There are nutria up there? Really? I thought they only hung out down here in Dixie. LOL!

Sounds like a nice walk!

Babs said...

You are such a delightful writer! I can just imagine that trip. Glad the raccoon was smart enough NOT to attack.
I had one fall in the fireplace one time when I lived near NASA. I called the police in Nassau Bay, the community I lived in. The dispatcher said, "Lady is this an emergency?" I said, "IT will be if it jumps on me". She sent a policeman who looked like Don Knotts and he was more afraid then I. He got a broom and swished at it and it ran out the's funny now, not then!
I'm sure Jiggs will be smelling fish and rolling in them, chasing crabs and turtles - all much less dangerous!

Bob Mrotek said...


You have some great new words for your vocabulary cards:

raccoon = el mapache
opossum = la zarigüeya
squirrel = la ardilla

Don't know about the nutrea, however. I think it would be called "una rata grande"..."a big rat" :)

Steve Cotton said...

Wayne -- Nutria (Cairelle added the correct spelling) were the emus of the 1930s through 1950s. Con men convinced the unwary that they could get rich quick by breeding nutria, a semi-aquatic South American rodent that looks like an overgrown muskrat -- with orange front teeth. Lousiana was the big breeding area in the States. But greed knows no borders. There were hundreds of breeders in Oregon when I was young. Once the breeders discovered that nutria were not the path to dining with the Mellons, most were turned loose. They now thrive in Oregon.

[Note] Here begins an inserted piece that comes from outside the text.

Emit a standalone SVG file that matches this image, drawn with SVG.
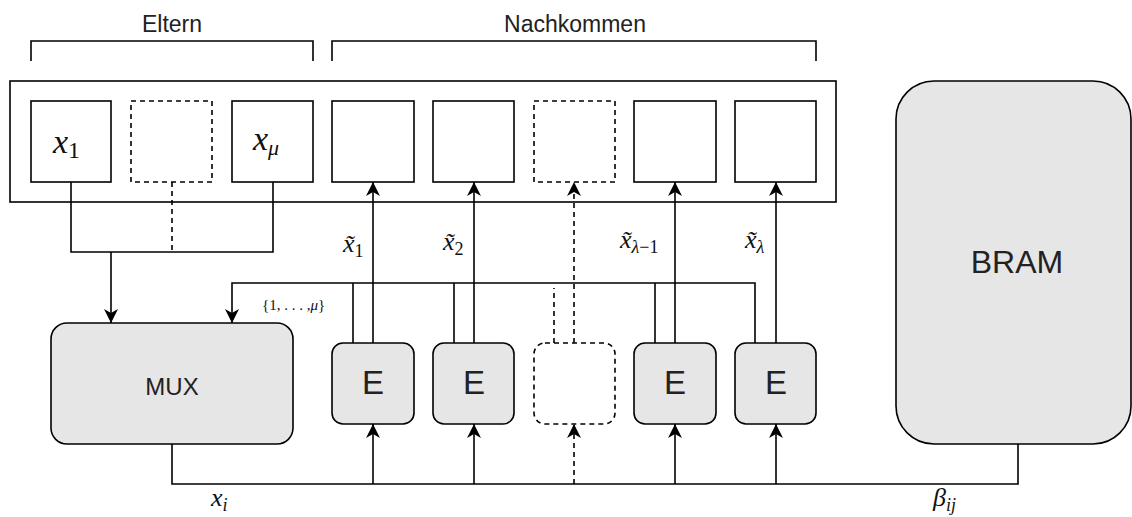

Cairelle -- Thanks for correcting my spelling. I forgot to check whether I had the correct vowel. I bet the critters are a real nuisance for your dikes. They undercut our stream banks up here.

Babs -- Thanks for the kind compliment. The only animal in Mexico that Jiggs will need to avoid are the crocs -- and the scorpions -- and some of the snakes. He wll learn.

Bob -- "Una rata grande" may be a compliment for nutria. In Melaque, he is just as likely to run into a cotamundi -- and now I cannot remember the Spanish word.

Steve Cotton said...

Jennifer -- Even though the thought did not enter my post-modern, post-racial mind until you mentioned it, I have checked myself into a reeducation camp where the show trial will begin at 11 AM. I am certain that The Leader will absolve me from all of my sins -- though I will carry the guilt around in a very public sack so that others may be dissuaded from departing from The Way.

Anonymous said...

Ah yes nutria. There are several wetlands around where I live where you can nutria. Behind my dentist office is one of them. I can be sitting in the dentist chair and watch them out the big picture window. Another is by McGrath’s Restaurant where they actually have a sign on their back deck that says not to fed the nutria.

Steve Cotton said...

Jackie -- There were several in the pond in front of our office building. Some of our employees would eat lunch out there. One nutria (affectionately named "Sam") would come up to the park bench and beg for food. Because of damage to the stream bed, the city poisoned them. Not a happy ending.

Anonymous said...

Given what the economy is doing, look for a revival of the nutria craze. Coming soon to a menu near you.

Kim G
Boston, MA
Where apparently nutria don't thrive as the cold gives them frostbite in their tails, which ultimately proves fatal.

Steve Cotton said...

Kim -- I empathize with the nutria. I feel as if I get frostbite in my tail every time I visit Boston in the winter.